Ecology and Epidemiology

Effect of Host Genotype Unit Area on Development of Focal Epidemics of Bean Rust and Common Maize Rust in Mixtures of Resistant and Susceptible Plants. C. C. Mundt, Former graduate research assistant, U.S. Department of Agriculture, Agricultural Research Service, Department of Plant Pathology, North Carolina State University, Raleigh 27695-7616, Present address: Department of Botany and Plant Pathology, Oregon State University, Corvallis 97331-2902; K. J. Leonard, research plant pathologist, Department of Agriculture, Agricultural Research Service, Department of Plant Pathology, North Carolina State University, Raleigh 27695-7616. Phytopathology 76:895-900. Accepted for publication 18 February 1986. This article is in the public domain and not copyrightable. It may be freely reprinted with customary crediting of the source. The American Phytopathological Society, 1986. DOI: 10.1094/Phyto-76-895.

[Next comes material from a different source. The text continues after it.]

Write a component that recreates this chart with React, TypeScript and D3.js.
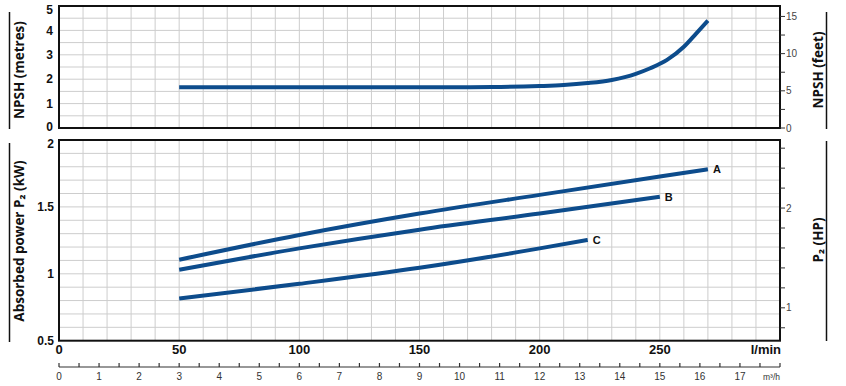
import React from "react";
import * as d3 from "d3";

// ---------- data ----------
const flowTicks = [0, 50, 100, 150, 200, 250];
const npshTicks = [0, 1, 2, 3, 4, 5];
const powerTicks = [0.5, 1, 1.5, 2];
const feetTicks = [0, 2.5, 5, 7.5, 10, 12.5, 15];
const feetLabels = [0, 5, 10, 15];
const hpTicks = [0.8, 1, 1.2, 1.4, 1.6, 1.8, 2, 2.2, 2.4, 2.6];
const hpLabels = [1, 2];
const m3hTicks = [0, 1, 2, 3, 4, 5, 6, 7, 8, 9, 10, 11, 12, 13, 14, 15, 16, 17];

const npshFlow = [50, 100, 150, 180, 200, 210, 220, 230, 240, 246, 253, 260, 265, 270];
const npshM = [1.67, 1.67, 1.67, 1.68, 1.72, 1.76, 1.84, 1.97, 2.22, 2.45, 2.79, 3.33, 3.86, 4.4];

const flowA = [50, 100, 150, 200, 250, 270];
const powerA = [1.105, 1.29, 1.45, 1.59, 1.727, 1.781];
const flowB = [50, 100, 150, 200, 250];
const powerB = [1.03, 1.19, 1.33, 1.45, 1.576];
const flowC = [50, 100, 150, 200, 220];
const powerC = [0.815, 0.925, 1.045, 1.19, 1.253];
const curveNames = ["A", "B", "C"];

// ---------- layout ----------
const W = 846, H = 386;
const X0 = 59, X1 = 780;
const TOP0 = 6, TOP1 = 128;
const BOT0 = 140, BOT1 = 340.7;
const RULER_Y = 367;
const BLUE = "#0d4c8c";
const GRID = "#cdcdcd";
const NARROW = "'Liberation Sans Narrow', 'Liberation Sans', Arial, sans-serif";
const TITLE = "'Open Sans', 'DejaVu Sans', sans-serif";

export default function App() {
  const x = d3.scaleLinear().domain([0, 300]).range([X0, X1]);
  const yTop = d3.scaleLinear().domain([0, 5]).range([TOP1, TOP0]);
  const yBot = d3.scaleLinear().domain([0.5, 2]).range([BOT1, BOT0]);
  const xm3 = d3.scaleLinear().domain([0, 18]).range([X0, X1]);

  const vGrid = d3.range(10, 300, 10);
  const hGridTop = d3.range(0.5, 5, 0.5);
  const hGridBot = d3.range(0.6, 1.95, 0.1);

  const lineTop = d3
    .line<number>()
    .x((_, i) => x(npshFlow[i]))
    .y((d) => yTop(d))
    .curve(d3.curveMonotoneX);

  const mkLine = (fl: number[]) =>
    d3
      .line<number>()
      .x((_, i) => x(fl[i]))
      .y((d) => yBot(d))
      .curve(d3.curveMonotoneX);

  const series = [
    { f: flowA, p: powerA },
    { f: flowB, p: powerB },
    { f: flowC, p: powerC },
  ];

  const halfTicks = d3.range(0, 18.01, 0.5);
  // label centre: keep inside frame at the top edge
  const topLabelY = (v: number) => Math.max(yTop(v), TOP0 + 4) + 4.2;
  const botLabelY = (v: number) => Math.max(yBot(v), BOT0 + 3.5) + 4.2;

  return (
    <svg
      width={W}
      height={H}
      style={{ position: "absolute", left: 0, top: 0, background: "#fff" }}
    >
      <rect x={0} y={0} width={W} height={H} fill="#fff" />
      {/* grids */}
      {vGrid.map((v) => (
        <g key={"vg" + v}>
          <line x1={x(v)} x2={x(v)} y1={TOP0} y2={TOP1} stroke={GRID} strokeWidth={1} />
          <line x1={x(v)} x2={x(v)} y1={BOT0} y2={BOT1} stroke={GRID} strokeWidth={1} />
        </g>
      ))}
      {hGridTop.map((v) => (
        <line key={"ht" + v} x1={X0} x2={X1} y1={yTop(v)} y2={yTop(v)} stroke={GRID} strokeWidth={1} />
      ))}
      {hGridBot.map((v) => (
        <line key={"hb" + v} x1={X0} x2={X1} y1={yBot(v)} y2={yBot(v)} stroke={GRID} strokeWidth={1} />
      ))}

      {/* curves */}
      <path d={lineTop(npshM) || ""} fill="none" stroke={BLUE} strokeWidth={4} />
      {series.map((s, i) => (
        <g key={"s" + i}>
          <path d={mkLine(s.f)(s.p) || ""} fill="none" stroke={BLUE} strokeWidth={4} />
          <text
            x={x(s.f[s.f.length - 1]) + 5}
            y={yBot(s.p[s.p.length - 1]) + 4}
            fontFamily={NARROW}
            fontWeight="bold"
            fontSize={11}
            fill="#111"
          >
            {curveNames[i]}
          </text>
        </g>
      ))}

      {/* frames */}
      <rect x={X0} y={TOP0} width={X1 - X0} height={TOP1 - TOP0} fill="none" stroke="#111" strokeWidth={2} />
      <rect x={X0} y={BOT0} width={X1 - X0} height={BOT1 - BOT0} fill="none" stroke="#111" strokeWidth={2} />

      {/* left ticks */}
      {npshTicks.map((v) => (
        <text key={"nt" + v} x={53} y={topLabelY(v) - (v === 0 ? 1.5 : 0)} textAnchor="end" fontFamily={NARROW} fontWeight="bold" fontSize={12} fill="#111">
          {v}
        </text>
      ))}
      {powerTicks.map((v) => (
        <text key={"pt" + v} x={54} y={botLabelY(v)} textAnchor="end" fontFamily={NARROW} fontWeight="bold" fontSize={12} fill="#111">
          {v}
        </text>
      ))}

      {/* right ticks: feet */}
      {feetTicks.map((v) => (
        <line key={"ft" + v} x1={X1} x2={X1 + 5} y1={yTop(v * 0.3048)} y2={yTop(v * 0.3048)} stroke="#333" strokeWidth={1} />
      ))}
      {feetLabels.map((v) => (
        <text key={"fl" + v} x={X1 + 6} y={yTop(v * 0.3048) + 3.5} fontFamily={NARROW} fontSize={10} fill="#444">
          {v}
        </text>
      ))}
      {/* right ticks: HP */}
      {hpTicks.map((v) => (
        <line key={"hp" + v} x1={X1} x2={X1 + 5} y1={yBot(v * 0.7457)} y2={yBot(v * 0.7457)} stroke="#333" strokeWidth={1} />
      ))}
      {hpLabels.map((v) => (
        <text key={"hl" + v} x={X1 + 6} y={yBot(v * 0.7457) + 3.5} fontFamily={NARROW} fontSize={10} fill="#444">
          {v}
        </text>
      ))}

      {/* flow axis labels */}
      {flowTicks.map((v) => (
        <text key={"fx" + v} x={x(v)} y={354} textAnchor="middle" fontFamily={NARROW} fontWeight="bold" fontSize={13} fill="#111">
          {v}
        </text>
      ))}
      <text x={X1 + 1} y={354} textAnchor="end" fontFamily={NARROW} fontWeight="bold" fontSize={13} fill="#111">
        l/min
      </text>

      {/* m3/h ruler */}
      <line x1={xm3(0)} x2={xm3(18)} y1={RULER_Y} y2={RULER_Y} stroke="#333" strokeWidth={1.2} />
      {halfTicks.map((v) => (
        <line key={"rt" + v} x1={xm3(v)} x2={xm3(v)} y1={RULER_Y - 4} y2={RULER_Y} stroke="#333" strokeWidth={1.2} />
      ))}
      {m3hTicks.map((v) => (
        <text key={"ml" + v} x={xm3(v)} y={380} textAnchor="middle" fontFamily={NARROW} fontSize={10} fill="#333">
          {v}
        </text>
      ))}
      <text x={X1} y={380} textAnchor="end" fontFamily={NARROW} fontSize={8.5} fill="#333">
        m³/h
      </text>

      {/* side titles */}
      <line x1={9.5} x2={9.5} y1={12} y2={129} stroke="#111" strokeWidth={1.5} />
      <line x1={9.5} x2={9.5} y1={143} y2={342} stroke="#111" strokeWidth={1.5} />
      <line x1={826.5} x2={826.5} y1={12} y2={129} stroke="#111" strokeWidth={1.5} />
      <line x1={826.5} x2={826.5} y1={141} y2={341} stroke="#111" strokeWidth={1.5} />

      <text transform="translate(24,70) rotate(-90)" textAnchor="middle" fontFamily={TITLE} fontWeight="bold" fontSize={13.5} fill="#111">
        NPSH (metres)
      </text>
      <text transform="translate(24,241) rotate(-90)" textAnchor="middle" fontFamily={TITLE} fontWeight="bold" fontSize={13.5} fill="#111">
        Absorbed power  P₂  (kW)
      </text>
      <text transform="translate(823,70) rotate(-90)" textAnchor="middle" fontFamily={TITLE} fontWeight="bold" fontSize={13.5} fill="#111">
        NPSH (feet)
      </text>
      <text transform="translate(823,240) rotate(-90)" textAnchor="middle" fontFamily={TITLE} fontWeight="bold" fontSize={13.5} fill="#111">
        P₂  (HP)
      </text>
    </svg>
  );
}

We studied the effect of host genotype unit area (ground area occupied by an independent, genetically homogeneous unit of a host population) on the effectiveness of host mixtures for controlling focal epidemics of common maize rust and bean rust. For both crops, mixtures of resistant and susceptible plants with four genotype unit areas were established by altering the spatial arrangement of host genotypes within plots. With maize, genotype unit area for a mixture of 1:3 susceptible/resistant plants was increased from 0.21 to 1.88 m2. By the end of the epidemics, there were fewer than half as many pustules on susceptible plants in the mixtures as on plants in the pure-line susceptible plots. However, there was little difference in the amount of disease in the mixtures with the four genotype unit areas. With beans, genotype unit area was increased from 0.023 to 0.84 m2 in mixtures of either 1:1 or 1:3 susceptible/resistant plants over 3 yr (1982-1984). There was always less disease on susceptible plants in mixtures with the smaller genotype unit areas than in the pure-line susceptible plots. In all 3 yr, the effectiveness of the mixture declined as the genotype unit area increased. However, the quantitative relationship between mixture efficacy and genotype unit area varied among years.

Additional keywords: corn, cultivar mixtures, epidemiology, multilines, Phaseolus vulgaris, Puccinia sorghi, Uromyces phaseoli, Zea mays.